“A Arte não reproduz o visível, ela faz visível” (Paul Klee)
“Só se vê aquilo que se olha”. Tudo o que se vê por princípio está ao alcance do olhar. O mundo visível e o mundo dos projetos motores são partes totais do mesmo ser; e é essa concepção que nos impede conceber que a visão é como uma operação do pensamento, levantada diante do espírito, formando um quadro ou uma representação do mundo.
“O corpo é ao mesmo tempo vidente e visível”, tem uma face e um dorso, um passado e um futuro, entre outras coisas.
Para Merleau Ponty o espírito sai pelos olhos para ir passear pelas coisas, e como diz Max Ernest: “assim como o papel do poeta, desde a célebre carta do vidente, consiste em escrever sob a inspiração do que se pensa, do que se articula nele, o papel do pintor é cercar e projetar o que nele se vê”.
Como, por exemplo, o espelho, que surgiu no circuito aberto do corpo vidente - visível. O espelho aparece porque há uma reflexidade do sensível, ele a traduz e reduplica; já um cartesiano não se vê no espelho, vê um manequim, um exterior do qual tem todas as razões de pensar que os outros igualmente o veem, se ele se reconhece no espelho é um efeito da mecânica das coisas, no entanto é seu pensamento que tece esse vínculo, a imagem especular nada é dele. São apenas, portanto, pensamentos que formamos, e não atributo das coisas mesmas.
“Não há visão sem pensamento. Mas não basta pensar para ver”. A visão é um pensamento condicionado; nasce por ocasião daquilo que sucede no corpo, é excitada a pensar por ele, tudo o que se diz e se pensa da visão faz dela um pensamento, mas o enigma da visão não é eliminado: ele é remetido do "pensamento de ver" para a visão em ato.
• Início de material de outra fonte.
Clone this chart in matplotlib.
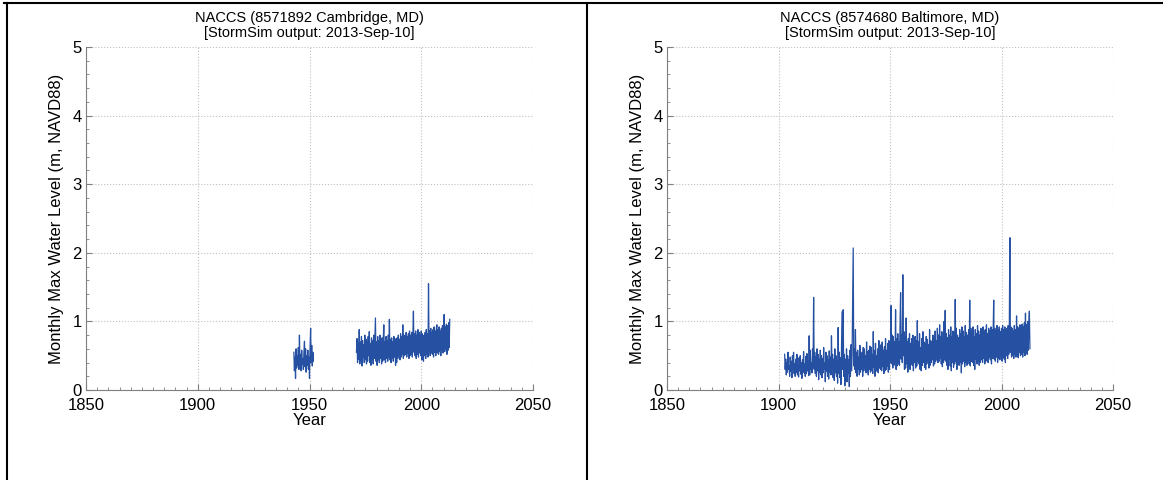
import numpy as np
import matplotlib
matplotlib.use('Agg')
import matplotlib.pyplot as plt
from matplotlib.lines import Line2D
from matplotlib.ticker import MultipleLocator

plt.rcParams['font.family'] = ['Liberation Sans', 'DejaVu Sans']

# quarterly samples of the monthly max water level (m, NAVD88)
cambridge_start_1 = 1943.0
cambridge_level_1 = [
    0.55, 0.28, 0.48, 0.17, 0.60, 0.32, 0.50, 0.36,
    0.62, 0.30, 0.80, 0.35, 0.52, 0.28, 0.58, 0.38,
    0.46, 0.30, 0.55, 0.71, 0.34, 0.60, 0.26, 0.50,
    0.36, 0.58, 0.30, 0.48, 0.17, 0.62, 0.90, 0.40,
    0.65, 0.35, 0.55, 0.42,
]

cambridge_start_2 = 1971.0
cambridge_level_2 = [
    0.55, 0.75, 0.40, 0.68, 0.45, 0.88, 0.38, 0.70,
    0.42, 0.78, 0.35, 0.72, 0.48, 0.66, 0.40, 0.80,
    0.44, 0.74, 0.38, 0.70, 0.42, 0.78, 0.50, 0.85,
    0.40, 0.68, 0.36, 0.76, 0.45, 0.72, 0.38, 0.80,
    0.46, 0.75, 1.05, 0.42, 0.70, 0.36, 0.78, 0.44,
    0.72, 0.40, 0.80, 0.46, 0.68, 0.38, 0.76, 0.42,
    0.74, 0.95, 0.44, 0.70, 0.40, 0.78, 0.46, 0.72,
    0.42, 0.80, 0.48, 1.03, 0.44, 0.74, 0.40, 0.76,
    0.46, 0.70, 0.42, 0.78, 0.48, 0.72, 0.36, 0.75,
    0.40, 0.76, 0.46, 0.80, 0.50, 0.74, 0.44, 0.82,
    0.48, 0.78, 0.52, 0.95, 0.46, 0.80, 0.50, 0.76,
    0.52, 0.84, 0.48, 0.78, 0.54, 0.82, 0.46, 0.86,
    0.50, 0.80, 0.52, 0.84, 0.48, 0.78, 1.15, 0.55,
    0.82, 0.50, 0.86, 0.46, 0.80, 0.52, 0.88, 0.48,
    0.84, 0.54, 0.80, 0.50, 0.86, 0.44, 0.82, 0.52,
    0.42, 0.80, 0.50, 0.84, 0.46, 0.88, 0.52, 0.82,
    0.48, 1.55, 0.56, 0.86, 0.50, 0.90, 0.54, 0.84,
    0.52, 0.88, 0.48, 0.92, 0.55, 0.86, 0.50, 0.90,
    0.95, 0.54, 0.88, 0.52, 0.92, 0.56, 0.86, 0.50,
    0.90, 0.58, 0.94, 0.54, 0.88, 1.10, 0.56, 0.92,
    0.60, 0.96, 0.52, 0.94, 0.58, 0.98, 0.62, 1.03,
]

baltimore_start = 1902.75
baltimore_level = [
    0.52, 0.30, 0.45, 0.22, 0.40, 0.26, 0.55, 0.30,
    0.35, 0.20, 0.48, 0.27, 0.42, 0.18, 0.50, 0.30,
    0.55, 0.24, 0.38, 0.20, 0.45, 0.26, 0.52, 0.22,
    0.36, 0.19, 0.47, 0.28, 0.50, 0.23, 0.40, 0.17,
    0.44, 0.27, 0.56, 0.25, 0.38, 0.20, 0.49, 0.24,
    0.53, 0.28, 0.42, 0.21, 0.79, 0.22, 0.58, 0.30,
    0.40, 0.25, 0.60, 0.33, 1.35, 0.30, 0.55, 0.24,
    0.48, 0.20, 0.60, 0.28, 0.52, 0.15, 0.45, 0.26,
    0.58, 0.22, 0.50, 0.18, 0.46, 0.25, 0.62, 0.30,
    0.40, 0.12, 0.55, 0.27, 0.50, 0.20, 0.44, 0.16,
    0.57, 0.26, 0.48, 0.22, 0.79, 0.30, 0.52, 0.18,
    0.45, 0.14, 0.60, 0.25, 0.50, 0.20, 0.42, 0.10,
    0.91, 0.24, 0.55, 0.18, 0.47, 0.08, 0.62, 1.14,
    0.30, 1.17, 0.20, 0.52, 0.06, 0.45, 0.15, 0.60,
    0.12, 0.50, 0.24, 0.44, 0.05, 0.58, 0.20, 0.66,
    0.28, 0.52, 1.34, 2.07, 0.35, 0.60, 0.30, 0.88,
    0.25, 0.55, 0.20, 0.58, 0.30, 0.48, 0.22, 0.65,
    0.26, 0.52, 0.30, 0.55, 0.20, 0.62, 0.28, 0.60,
    0.32, 0.50, 0.25, 0.70, 0.27, 0.56, 0.22, 0.58,
    0.30, 0.64, 0.26, 0.62, 0.28, 0.52, 0.24, 0.85,
    0.33, 0.57, 0.20, 0.68, 0.30, 0.50, 0.27, 0.60,
    0.25, 0.72, 0.32, 0.55, 0.30, 0.66, 0.28, 0.70,
    0.34, 0.58, 0.24, 0.63, 0.28, 0.75, 0.30, 0.58,
    0.35, 0.68, 0.26, 0.72, 0.30, 0.65, 0.40, 1.23,
    0.38, 0.80, 0.32, 0.78, 0.36, 0.70, 0.40, 1.17,
    0.30, 0.75, 0.35, 0.82, 0.38, 0.70, 0.36, 0.95,
    1.42, 0.45, 0.80, 0.40, 1.68, 0.50, 0.85, 0.30,
    0.78, 0.32, 1.05, 0.38, 0.70, 0.26, 0.75, 0.35,
    0.82, 0.30, 0.68, 0.38, 0.75, 0.36, 0.80, 0.28,
    0.66, 0.40, 0.78, 0.32, 0.72, 0.35, 1.01, 0.42,
    0.70, 0.38, 0.82, 0.30, 0.62, 0.28, 0.75, 0.36,
    0.85, 0.40, 0.70, 0.33, 0.68, 0.30, 0.78, 0.38,
    0.74, 0.42, 0.66, 0.32, 0.88, 0.36, 0.72, 0.40,
    0.70, 0.44, 0.80, 0.35, 0.76, 0.38, 0.86, 0.42,
    0.72, 0.45, 0.90, 0.40, 0.80, 0.42, 0.95, 0.46,
    0.78, 0.38, 0.85, 0.34, 0.74, 0.40, 1.00, 0.44,
    1.16, 0.42, 0.82, 0.36, 0.76, 0.30, 0.88, 0.45,
    0.80, 0.35, 0.92, 0.28, 0.78, 0.40, 0.86, 0.33,
    0.84, 0.38, 1.32, 0.42, 0.90, 0.30, 0.80, 0.44,
    0.76, 0.36, 0.88, 0.40, 0.82, 0.25, 0.92, 0.38,
    0.86, 0.42, 0.78, 0.34, 0.94, 0.40, 0.84, 0.36,
    0.80, 0.44, 0.88, 0.38, 1.31, 0.35, 0.90, 0.42,
    0.84, 0.40, 0.92, 0.36, 0.78, 0.30, 0.88, 0.45,
    0.82, 0.38, 0.94, 0.42, 0.86, 0.36, 0.80, 0.40,
    0.90, 0.44, 0.84, 0.40, 0.92, 0.46, 0.86, 0.38,
    0.88, 0.42, 0.95, 0.45, 0.82, 0.40, 0.90, 0.48,
    0.86, 0.44, 0.92, 0.38, 0.88, 0.46, 0.84, 1.31,
    0.45, 0.90, 0.42, 0.86, 0.48, 0.94, 0.40, 0.88,
    0.46, 0.92, 0.44, 0.85, 0.50, 0.90, 0.42, 0.94,
    0.48, 0.88, 0.45, 0.92, 0.40, 0.86, 0.50, 0.90,
    0.46, 0.94, 0.52, 0.88, 2.22, 0.55, 0.92, 0.48,
    0.90, 0.50, 0.86, 0.46, 0.94, 0.52, 0.88, 0.48,
    1.08, 0.50, 0.92, 0.47, 0.90, 0.55, 0.95, 0.50,
    0.88, 0.52, 0.96, 0.48, 0.92, 0.55, 0.98, 0.50,
    1.12, 0.55, 0.95, 0.52, 1.00, 0.58, 0.96, 1.15,
    0.60,
]

titles = ['NACCS (8571892 Cambridge, MD)\n[StormSim output: 2013-Sep-10]',
          'NACCS (8574680 Baltimore, MD)\n[StormSim output: 2013-Sep-10]']
line_color = '#2650a2'
axis_color = '#7f7f7f'


def years(start, values):
    return start + 0.25 * np.arange(len(values))


def style_axes(ax, title):
    ax.set_xlim(1850, 2050)
    ax.set_ylim(0, 5)
    ax.set_xticks([1850, 1900, 1950, 2000, 2050])
    ax.set_yticks([0, 1, 2, 3, 4, 5])
    ax.xaxis.set_minor_locator(MultipleLocator(5))
    ax.yaxis.set_minor_locator(MultipleLocator(0.2))
    ax.tick_params(which='both', direction='in', colors=axis_color,
                   labelcolor='black', labelsize=12)
    ax.tick_params(axis='x', which='major', pad=6)
    ax.tick_params(axis='y', which='major', pad=3)
    ax.tick_params(which='major', length=4)
    ax.tick_params(which='minor', length=2.5)
    ax.spines['top'].set_visible(False)
    ax.spines['right'].set_visible(False)
    ax.spines['left'].set_color(axis_color)
    ax.spines['bottom'].set_color(axis_color)
    ax.grid(True, which='major', linestyle=':', color='#c0c0c0', linewidth=0.8)
    ax.set_axisbelow(True)
    ax.set_xlabel('Year', fontsize=12, labelpad=0)
    ax.set_ylabel('Monthly Max Water Level (m, NAVD88)', fontsize=12, labelpad=6)
    ax.set_title(title, fontsize=10.5, pad=7, linespacing=1.1)


fig = plt.figure(figsize=(11.63, 4.8), dpi=100)
ax1 = fig.add_axes([86 / 1163, 90 / 480, 447 / 1163, 343 / 480])
ax2 = fig.add_axes([667 / 1163, 90 / 480, 446 / 1163, 343 / 480])

ax1.plot(years(cambridge_start_1, cambridge_level_1), cambridge_level_1, color=line_color, lw=0.9)
ax1.plot(years(cambridge_start_2, cambridge_level_2), cambridge_level_2, color=line_color, lw=0.9)
style_axes(ax1, titles[0])

ax2.plot(years(baltimore_start, baltimore_level), baltimore_level, color=line_color, lw=0.9)
style_axes(ax2, titles[1])

# frame lines around the left panel
fig.add_artist(Line2D([4 / 1163, 1.0], [1 - 3 / 480] * 2, transform=fig.transFigure, color='black', lw=1.5))
fig.add_artist(Line2D([6.5 / 1163] * 2, [0, 1 - 3 / 480], transform=fig.transFigure, color='black', lw=1.5))
fig.add_artist(Line2D([587 / 1163] * 2, [0, 1 - 3 / 480], transform=fig.transFigure, color='black', lw=1.5))

fig.savefig('out.png', dpi=100)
Ponty afirma que a alma pensa segundo o corpo e não segundo ela própria; talvez ele concorde com Platão nesse ponto, pois para ele a alma e o corpo estão unidos e, enquanto assim permanecerem, a alma não pode ser totalmente livre ou pura, pois o corpo está submetido aos desejos, paixões, dúvidas, entre tantas outras mais.
Prosseguindo, “a visão do pintor não é mais um olhar sobre um exterior, reação físico-óptica” (P. Klee) somente com o mundo. O mundo não está mais adiante dele por representação: antes o pintor é que nasce nas coisas como por concentração e vinda a si do visível.
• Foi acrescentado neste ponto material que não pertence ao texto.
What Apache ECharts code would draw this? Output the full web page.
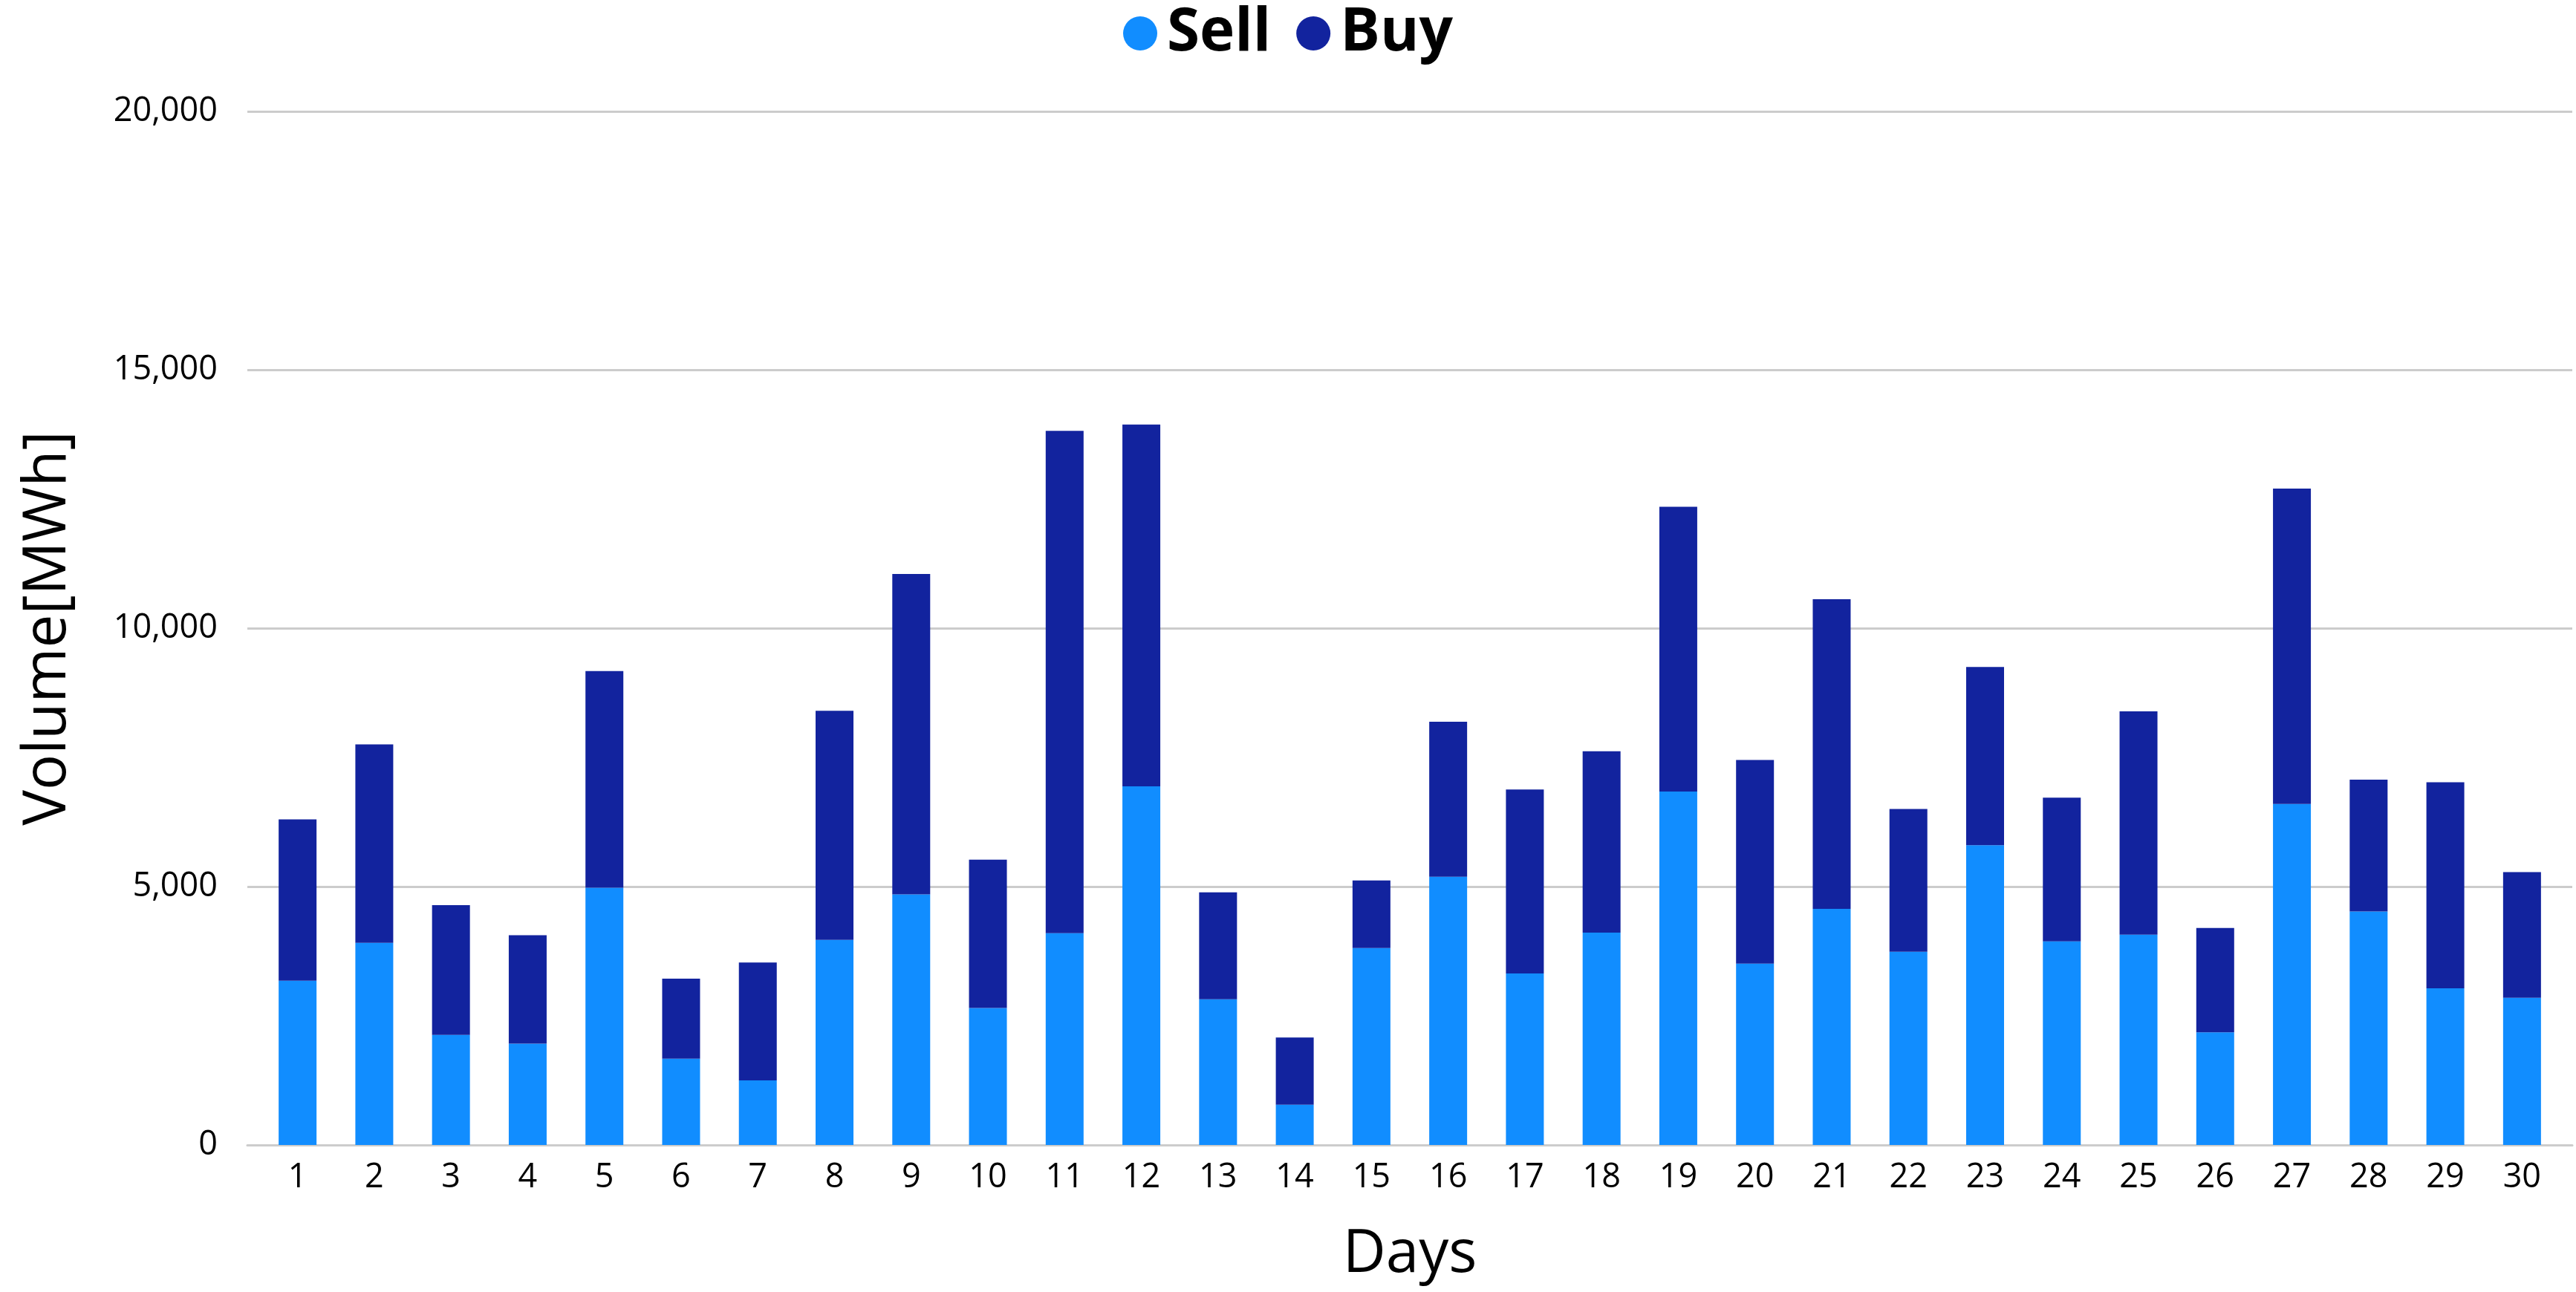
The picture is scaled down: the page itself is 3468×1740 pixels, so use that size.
<!DOCTYPE html>
<html>
<head>
<meta charset="utf-8">
<title>Daily traded volume</title>
<script src="https://cdn.jsdelivr.net/npm/echarts@6/dist/echarts.min.js"></script>
<style>
  html, body { margin: 0; padding: 0; background: #ffffff; }
  #chart { width: 3468px; height: 1740px; }
</style>
</head>
<body>
<div id="chart"></div>
<script>
// Day numbers on the category axis
const days = ['1','2','3','4','5','6','7','8','9','10','11','12','13','14','15',
              '16','17','18','19','20','21','22','23','24','25','26','27','28','29','30'];

// Daily volumes in MWh (stacked: Sell at the bottom, Buy on top)
const sellVolume = [3180, 3910, 2130, 1960, 4980, 1670, 1250, 3970, 4850, 2650,
                    4100, 6940, 2820, 780, 3810, 5190, 3320, 4110, 6840, 3510,
                    4570, 3740, 5800, 3940, 4070, 2180, 6600, 4520, 3030, 2850];
const buyVolume  = [3120, 3840, 2510, 2100, 4190, 1550, 2280, 4430, 6200, 2870,
                    9720, 7000, 2070, 1300, 1310, 3000, 3560, 3510, 5510, 3940,
                    5990, 2760, 3450, 2780, 4320, 2020, 6100, 2550, 3990, 2430];

// Value axis range
const yMin = 0;
const yMax = 20000;
const yStep = 5000;

const FONT = '"Open Sans", "Noto Sans", sans-serif';
const SELL_COLOR = '#118DFF';
const BUY_COLOR = '#12239E';
const GRID_COLOR = '#CCCCCC';

const chart = echarts.init(document.getElementById('chart'), null, { renderer: 'canvas' });

chart.setOption({
  backgroundColor: '#ffffff',
  animation: false,
  legend: {
    data: ['Sell', 'Buy'],
    left: 'center',
    top: 0,
    icon: 'circle',
    itemWidth: 46,
    itemHeight: 46,
    itemGap: 34,
    textStyle: {
      fontFamily: FONT,
      fontWeight: 'bold',
      fontSize: 80,
      color: '#000000',
      padding: [0, 0, 0, 8]
    }
  },
  grid: [
    // full-width frame for the horizontal gridlines and value labels
    { left: 333, right: 5, top: 150, bottom: 198 },
    // inner frame that holds the bars
    { left: 349, right: 21, top: 150, bottom: 198 }
  ],
  xAxis: [
    {
      type: 'category',
      gridIndex: 0,
      data: days,
      axisLine: { show: true, lineStyle: { color: GRID_COLOR, width: 3 } },
      axisTick: { show: false },
      axisLabel: { show: false },
      splitLine: { show: false }
    },
    {
      type: 'category',
      gridIndex: 1,
      data: days,
      axisLine: { show: false },
      axisTick: { show: false },
      axisLabel: {
        color: '#000000',
        fontFamily: FONT,
        fontSize: 45,
        margin: 22
      },
      name: 'Days',
      nameLocation: 'middle',
      nameGap: 108,
      nameTextStyle: { fontFamily: FONT, fontSize: 80, color: '#000000' }
    }
  ],
  yAxis: [
    {
      type: 'value',
      gridIndex: 0,
      min: yMin,
      max: yMax,
      interval: yStep,
      axisLine: { show: false },
      axisTick: { show: false },
      axisLabel: {
        color: '#000000',
        fontFamily: FONT,
        fontSize: 45,
        margin: 40,
        formatter: v => v.toLocaleString('en-US')
      },
      splitLine: { show: true, lineStyle: { color: GRID_COLOR, width: 3 } },
      name: 'Volume[MWh]',
      nameLocation: 'middle',
      nameGap: 228,
      nameTextStyle: { fontFamily: FONT, fontSize: 80, color: '#000000' }
    },
    {
      type: 'value',
      gridIndex: 1,
      min: yMin,
      max: yMax,
      interval: yStep,
      show: false,
      splitLine: { show: false }
    }
  ],
  series: [
    {
      name: 'Sell',
      type: 'bar',
      stack: 'volume',
      xAxisIndex: 1,
      yAxisIndex: 1,
      barWidth: 51,
      itemStyle: { color: SELL_COLOR },
      data: sellVolume
    },
    {
      name: 'Buy',
      type: 'bar',
      stack: 'volume',
      xAxisIndex: 1,
      yAxisIndex: 1,
      barWidth: 51,
      itemStyle: { color: BUY_COLOR },
      data: buyVolume
    }
  ]
});
</script>
</body>
</html>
Klee diz que o pintor teria nessecidade de um entrelaçamento de linhas tão embrulhado que já não poderia tratar-se de uma representação verdadeiramente elementar.
A ideia de uma pintura universal, de uma totalização da pintura, de uma pintura inteiramente realizada, é destituída de sentido.
"Será que o mais alto ponto da razão é verificar esse deslizamento do solo debaixo de nossos pés, é chamar pomposamente de interrogação um estado de estupefação continuada de pesquisa um caminhar em círculo de ser aquilo que nunca é completamente?" (M. Ponty). Se nenhuma pintura remata a pintura, se mesmo nenhuma obra se remata absolutamente, cada criação muda, altera, aclara, aprofunda, confirma, exalta, recria ou cria de antemão todas as outras. Essa afirmação de Ponty nos eleva ao maravilhoso mundo da arte.
O olho realiza o prodígio de abrir à alma aquilo que não é alma. Um pintor não pode consentir em que a abertura ao mundo seja ilusória ou indireta, em que o que se vê não seja o próprio mundo, em que o espírito só tem que se conformar com os seus pensamentos ou com outro espírito. Finalmente, isso quer dizer que é próprio do visível ter um pano de fundo invisível no sentido próprio que ele torna presente como uma certa ausência.
“O que tento traduzir-vos é mais misterioso, emaranha-se nas próprias raízes do ser, na fonte impalpável das sensações” (J. Gasquet, Cézanne).
MERLEAU-PONTY, Maurice. O olho e o espírito. In: Coleção “Os Pensadores”, São Paulo: Abril Cultural, 1994.